Of course he switched subjects. That's what you do when you give an analogy. It wouldn't be an analogy if you didn't give an analogous example. It would be strict repetition, which wouldn't show anything.

The form is as follows. The caller justified his view of abortion because of one effect that it might have. Rather than question whether it would have that effect, Bennett wanted to give an example of something that was uncontroversially wrong even if it had a good effect. So he said what he said, which is uncontroversially wrong even if it might have that good effect. It doesn't even matter so much if it would have that good effect. What matters is that, even if it did have that effect, it wouldn't make it ok to do the action. You're missing the point if you focus on whether it would have that effect, because he would just respond by giving a different example.

I think he did mean a long-term policy, though. And I don't know if he meant violent crime. He may not have been thinking about the particulars but may just have been referring to the statistics he knew, which turn out to be about violent crime. So he was referring to the violent crime rate, whether or not he was thinking of it as the violent crime rate.

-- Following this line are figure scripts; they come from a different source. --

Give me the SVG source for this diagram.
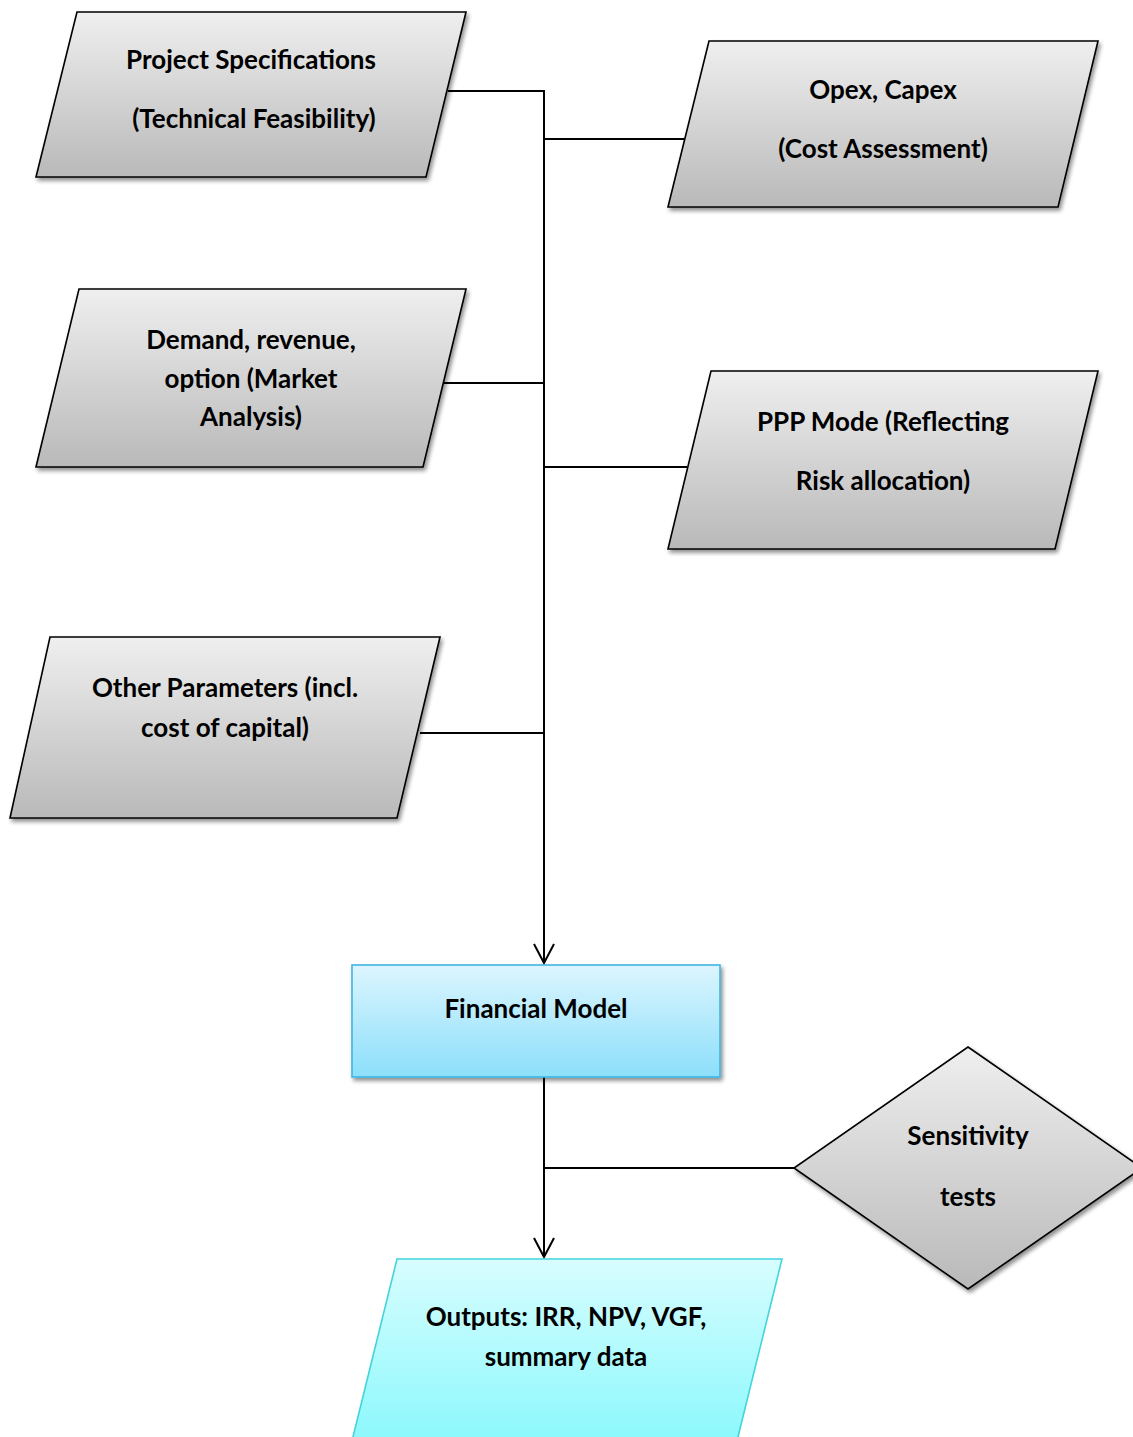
<svg xmlns="http://www.w3.org/2000/svg" width="1133" height="1437" viewBox="0 0 1133 1437">
  <defs>
    <linearGradient id="gGray" x1="0" y1="0" x2="0" y2="1">
      <stop offset="0" stop-color="#efefef"/>
      <stop offset="1" stop-color="#b9b9b9"/>
    </linearGradient>
    <linearGradient id="gBlue" x1="0" y1="0" x2="0" y2="1">
      <stop offset="0" stop-color="#dcf5fe"/>
      <stop offset="1" stop-color="#8cdffb"/>
    </linearGradient>
    <linearGradient id="gCyan" x1="0" y1="0" x2="0" y2="1">
      <stop offset="0" stop-color="#d8fdff"/>
      <stop offset="1" stop-color="#8af8fc"/>
    </linearGradient>
    <filter id="shadow" x="-10%" y="-10%" width="125%" height="130%">
      <feGaussianBlur in="SourceAlpha" stdDeviation="2"/>
      <feOffset dx="2" dy="3" result="b"/>
      <feComponentTransfer><feFuncA type="linear" slope="0.45"/></feComponentTransfer>
      <feMerge><feMergeNode/><feMergeNode in="SourceGraphic"/></feMerge>
    </filter>
    <!-- open V arrowhead, drawn pointing along +x -->
    <marker id="arrow" viewBox="0 0 24 24" refX="22" refY="12" markerWidth="24" markerHeight="24" markerUnits="userSpaceOnUse" orient="auto">
      <path d="M3,2 L22,12 L3,22" fill="none" stroke="#000" stroke-width="2"/>
    </marker>
  </defs>
  <style>
    .gray { fill: url(#gGray); stroke: #000; stroke-width: 1.6; filter: url(#shadow); }
    .blue { fill: url(#gBlue); stroke: #3fb6e3; stroke-width: 1.6; filter: url(#shadow); }
    .cyan { fill: url(#gCyan); stroke: #43d3dc; stroke-width: 1.6; }
    .label { font-family: Lato, "Open Sans", "Liberation Sans", sans-serif; font-weight: bold; font-size: 26px; fill: #000; text-anchor: middle; }
    .conn { fill: none; stroke: #000; stroke-width: 2; }
  </style>

  <!-- flow lines -->
  <g id="connectors">
    <path class="conn" d="M448,91 H544 V963" marker-end="url(#arrow)"/>
    <path class="conn" d="M544,139 H686"/>
    <path class="conn" d="M440,383 H544"/>
    <path class="conn" d="M544,467 H687"/>
    <path class="conn" d="M420,733 H544"/>
    <path class="conn" d="M544,1077 V1257" marker-end="url(#arrow)"/>
    <path class="conn" d="M544,1168 H794"/>
  </g>

  <g id="project-specifications">
    <polygon class="gray" points="77,12 466,12 426,177 36,177"/>
    <text class="label" x="251" y="69">Project Specifications</text>
    <text class="label" x="254" y="128">(Technical Feasibility)</text>
  </g>

  <g id="opex-capex">
    <polygon class="gray" points="709,41 1098,41 1058,207 668,207"/>
    <text class="label" x="883" y="99">Opex, Capex</text>
    <text class="label" x="883" y="158">(Cost Assessment)</text>
  </g>

  <g id="demand-revenue">
    <polygon class="gray" points="79,289 466,289 423,467 36,467"/>
    <text class="label" x="251" y="349">Demand, revenue,</text>
    <text class="label" x="251" y="388">option (Market</text>
    <text class="label" x="251" y="426">Analysis)</text>
  </g>

  <g id="ppp-mode">
    <polygon class="gray" points="711,371 1098,371 1055,549 668,549"/>
    <text class="label" x="883" y="431">PPP Mode (Reflecting</text>
    <text class="label" x="883" y="490">Risk allocation)</text>
  </g>

  <g id="other-parameters">
    <polygon class="gray" points="50,637 440,637 397,818 10,818"/>
    <text class="label" x="225" y="697">Other Parameters (incl.</text>
    <text class="label" x="225" y="737">cost of capital)</text>
  </g>

  <g id="financial-model">
    <rect class="blue" x="352" y="965" width="368" height="112"/>
    <text class="label" x="536" y="1018">Financial Model</text>
  </g>

  <g id="sensitivity-tests">
    <polygon class="gray" points="968,1047 1142,1168 968,1289 794,1168"/>
    <text class="label" x="968" y="1145">Sensitivity</text>
    <text class="label" x="968" y="1206">tests</text>
  </g>

  <g id="outputs">
    <polygon class="cyan" points="397,1259 782,1259 736,1445 351,1445"/>
    <text class="label" x="566" y="1326">Outputs: IRR, NPV, VGF,</text>
    <text class="label" x="566" y="1366">summary data</text>
  </g>
</svg>
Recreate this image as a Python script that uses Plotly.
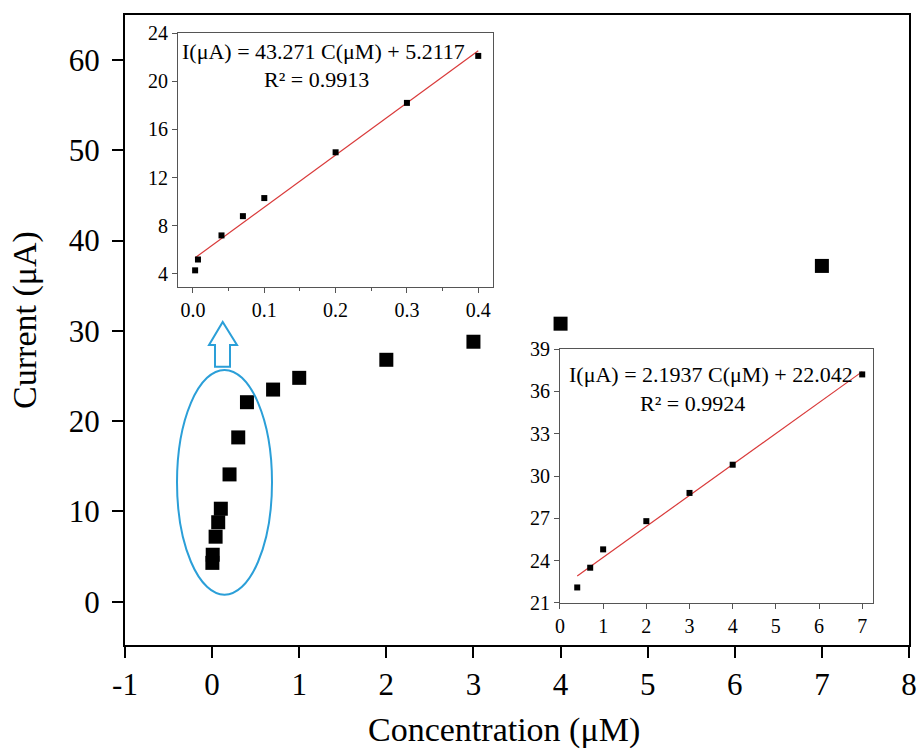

i see what you're saying and I know it was an analogy, but the segway was just not there; non-existent, no "sort of like..." or "think of it as the argument of..." or other lead-in, it was just POW! out there. there had been no mention of race in the caller's question and no mention of race in the freakanomics, that's what threw me.. I found myself saying, "where did that come from?" what was the logic of introducing race? I read bennett's explanation of his comments but intuitively looking at it for a cause when it was said, I can't see a cause for bringing up race other than that it may have been something that he had been thinking about separately from the call-in subject

Well, I could see what he was saying immediately. It's a standard style of argument in philosophy, and Bill Bennett has a philosophy degree. I believe he's even taught philosophy classes. This is just an ordinary argument from analogy, and all philosophers I've discussed this with seem to have picked up on it as easily as I did. This is a standard counterexample, which philosophers use all the time. Counterexamples often have to be far enough from the original example that if you don't understand the argument's structure you'll think it's a change in subject, but that's how counterexamples work. It really is a change in subject, but it's to show that the principle being used in the original case is simply false. That's exactly what Bennett was up to here, and it's one of the most basic arguments in the philosopher's arsenal.

I understand your point but it would have been better, from this listener's standpoint, for Bennett to have added some clarification or explanation as to why race just popped up into the conversation. I believe that both "abortion" and "crime rates" are such complex social parameters that they cannot just be thrown together in an analogy and claimed to have a logical connection. Factual premises are required to be able to draw a logical connection and the connection drawn in his argument was merely an untested hypothesis, not a proven fact yet it was stated as a logical conclusion even though it may have only been an analogy.